The battalion left for Washington in May of 1862, and moved to the Peninsula, where it joined the Army of the Potomac just after the battle of Malvern Hill. By the summer of 1862, the 32nd would boast a full compliment of ten companies. Assigned to the 5th Corps, the regiment was present on the fields of 2nd Manassas and Antietam, but saw little action. It got its first true test that December.

At about 1 pm on December 13th, 1862, with the Battle of Fredericksburg already raging on the opposite side of the Rappahannock River, Charles Griffin's division, including the 32nd Massachusetts, received orders to cross the pontoon bridges and enter Fredericksburg. The troops arrived in the lower part of the city at about 2 pm, and at 3 received an order from 5th Corps commander Daniel Butterfield to move to the support of troops attacking the southern portions of Marye's Heights. Ordered to push forward and carry the enemy's works, the 32nd and the rest of Colonel Jacob Sweitzer's brigade advanced to the right of the Telegraph Road. Griffin later reported:
Our troops advanced, exposed to a severe enfilading fire from both directions, and from a direct fire of artillery and musketry in front. Our lines moved up to within a few yards of the enemy's infantry, who were protected behind stone walls and in trenches, when the fire became so galling that they were compelled to fall back behind the crest of a knoll.
In 1880 regimental historian Francis Jewett Parker left his account of the fight:
No words can fully convey to a reader's mind the confusion which exists when one is near enough to see and know the details of battle. One reads with interest in the reports of generals, the letters of newspaper correspondents, or in the later histories constructed from those sources, a clear story of what was done; of formations and movements as if they were those of the parade; of attack and repulse - so graphically and carefully described as to doubt whether one who was actively engaged and in the thick of the fight can correctly describe that which occurred about him, or tell with any degree of accuracy the order of events or the time consumed.... To the memory now comes a strange jumble of such situations and occurrences as do not appear in the battles of history or of fiction.... We recall the terrific accession to the roar of battle with which the enemy welcomed each brigade before us as it left the cover of the cut, and with which at last it welcomed us. We remember the rush across that open field where, in ten minutes, every tenth man was killed or wounded.

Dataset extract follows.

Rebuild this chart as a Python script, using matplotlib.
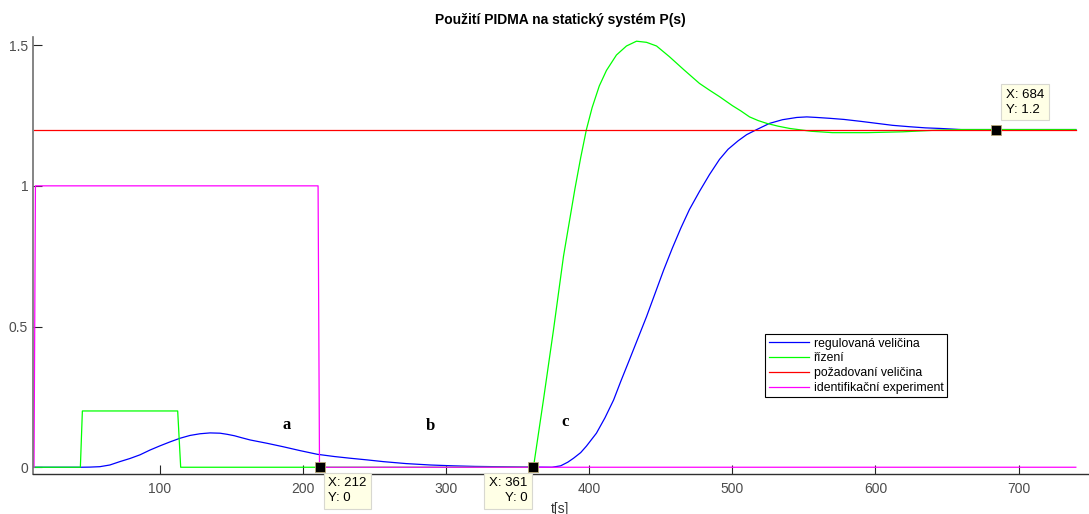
import matplotlib
matplotlib.use('Agg')
import matplotlib.pyplot as plt

plt.rcParams['font.family'] = ['Liberation Sans', 'DejaVu Sans']

# regulovana velicina (plant output)
out_t = [12, 44, 51, 58, 65, 72, 79, 86, 93, 100, 107, 114, 121, 128, 135, 142, 147,
         152, 157, 163, 169, 175, 186, 198, 210, 222, 233, 245, 256, 272, 289, 305,
         320, 335, 350, 374, 380, 385, 389, 394, 398, 405, 411, 417, 422, 428, 434,
         440, 446, 452, 458, 464, 470, 477, 484, 491, 497, 504, 510, 517, 526, 535,
         545, 552, 559, 568, 578, 590, 601, 612, 624, 635, 645, 660, 740]
out_y = [0, 0, 0.0005, 0.002, 0.008, 0.02, 0.031, 0.044, 0.061, 0.076, 0.09, 0.103,
         0.113, 0.119, 0.122, 0.121, 0.117, 0.112, 0.105, 0.097, 0.091, 0.085, 0.073,
         0.059, 0.046, 0.038, 0.032, 0.026, 0.020, 0.013, 0.008, 0.005, 0.003, 0.002,
         0.001, 0, 0.005, 0.018, 0.032, 0.052, 0.075, 0.121, 0.176, 0.239, 0.305,
         0.381, 0.458, 0.535, 0.618, 0.701, 0.778, 0.85, 0.916, 0.98, 1.04, 1.094,
         1.13, 1.16, 1.182, 1.2, 1.222, 1.235, 1.243, 1.245, 1.243, 1.24, 1.236,
         1.229, 1.222, 1.215, 1.21, 1.206, 1.204, 1.2, 1.2]

# rizeni (controller output)
ctrl_t = [12, 44.4, 45.8, 112.4, 114.5, 361, 368, 375, 382, 386, 390, 394, 398, 402,
          407, 412, 419, 426, 433, 440, 447, 456, 466, 477, 484, 491, 500, 506, 512,
          518, 524, 532, 540, 555, 570, 594, 619, 643, 660, 740]
ctrl_y = [0, 0, 0.2, 0.2, 0, 0, 0.24, 0.488, 0.75, 0.87, 0.99, 1.1, 1.2, 1.278,
          1.355, 1.41, 1.465, 1.497, 1.514, 1.51, 1.497, 1.459, 1.413, 1.364, 1.34,
          1.317, 1.285, 1.266, 1.245, 1.232, 1.222, 1.212, 1.204, 1.194, 1.189, 1.189,
          1.192, 1.198, 1.2, 1.2]

# pozadovana velicina (setpoint)
ref_t = [12, 740]
ref_y = [1.2, 1.2]

# identifikacni experiment (test pulse)
ident_t = [12, 13, 210.5, 211.5, 740]
ident_y = [0, 1, 1, 0, 0]

# data tips
tip_x = [212, 361, 684]
tip_y = [0, 0, 1.2]
tip_offsets = [(8, -10), (-6, -10), (10, 14)]
tip_align = [('left', 'top'), ('right', 'top'), ('left', 'bottom')]

# phase labels
phase_names = ['a', 'b', 'c']
phase_x = [188.7, 288.7, 383]
phase_y = [0.15, 0.147, 0.16]

fig = plt.figure(figsize=(10.89, 5.14), dpi=100)
ax = fig.add_axes([33 / 1089, 40 / 514, 1055 / 1089, 437.3 / 514])

ax.plot(out_t, out_y, color='#0000ff', lw=0.9, label='regulovaná veličina')
ax.plot(ctrl_t, ctrl_y, color='#00ff00', lw=0.9, label='řízení')
ax.plot(ref_t, ref_y, color='#ff0000', lw=0.9, label='požadovaní veličina')
ax.plot(ident_t, ident_y, color='#ff00ff', lw=0.9, label='identifikační experiment')

ax.set_xlim(11.3, 748.5)
ax.set_ylim(-0.024, 1.53)
ax.set_xticks([100, 200, 300, 400, 500, 600, 700])
ax.set_yticks([0, 0.5, 1, 1.5])
ax.set_yticklabels(['0', '0.5', '1', '1.5'])
ax.tick_params(direction='in', length=6.5, width=0.8, labelsize=10,
               labelcolor='#4d4d4d', color='#262626')
ax.tick_params(axis='x', pad=6)
ax.tick_params(axis='y', pad=3.5)

for s in ['top', 'right']:
    ax.spines[s].set_visible(False)
ax.spines['left'].set_color('#707070')
ax.spines['left'].set_linewidth(1.2)
ax.spines['bottom'].set_color('#303030')
ax.spines['bottom'].set_linewidth(1.0)

ax.set_title('Použití PIDMA na statický systém P(s)', fontsize=10,
             fontweight='bold', pad=9)
ax.set_xlabel('t[s]', fontsize=10, color='#333333', labelpad=4)

leg = ax.legend(loc='upper left', bbox_to_anchor=(0.694, 0.32), fontsize=8.8,
                fancybox=False, framealpha=1, edgecolor='black',
                handlelength=3.3, handletextpad=0.4, labelspacing=0.22,
                borderpad=0.3, borderaxespad=0)
leg.get_frame().set_linewidth(0.8)

for name, x, y in zip(phase_names, phase_x, phase_y):
    ax.text(x, y, name, family='Liberation Serif', fontweight='bold',
            fontsize=12, ha='center', va='center')

for x, y, off, (ha, va) in zip(tip_x, tip_y, tip_offsets, tip_align):
    ax.plot([x], [y], marker='s', ms=7.5, mfc='black', mec='#b8a878',
            mew=0.6, zorder=5, clip_on=False)
    ax.annotate('X: %g\nY: %g' % (x, y), xy=(x, y), xytext=off,
                textcoords='offset pixels', ha=ha, va=va, fontsize=9.5,
                linespacing=1.3, annotation_clip=False, zorder=6,
                bbox=dict(boxstyle='square,pad=0.35', fc='#ffffe6',
                          ec='#d8d8d0', lw=0.8))

fig.savefig('out.png', dpi=100)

In the assault the 32nd lost 35 officers and men, 6 of them killed or mortally wounded. According to records, William H. Shaw was among the wounded.

After their failed assault, the men of the 32nd fell back slightly behind a crest of ground for cover, and here the troops remained in their advanced position. Regimental historian Parker continued his account:
Night closed upon a bloody field.... The line of rebel infantry at the stone wall in our front was precisely where it was in the morning. We were not forty yards from it, shielded only by a slight roll of the land from the fire of their riflemen, and so close to the batteries on the higher land that the guns could not be depressed to bear on us. At night our pickets were within ten yards of the enemy.
In this position they would stay until 10 p.m. the following evening. How severely William H. Shaw was wounded, or when he returned to the ranks I can't say without ready access to the monthly muster rolls at the moment. As I continue this series I will take a look at the 32nd's service at the battle of Gettysburg (this is a Gettysburg blog after all), and complete the sad story of William H. Shaw.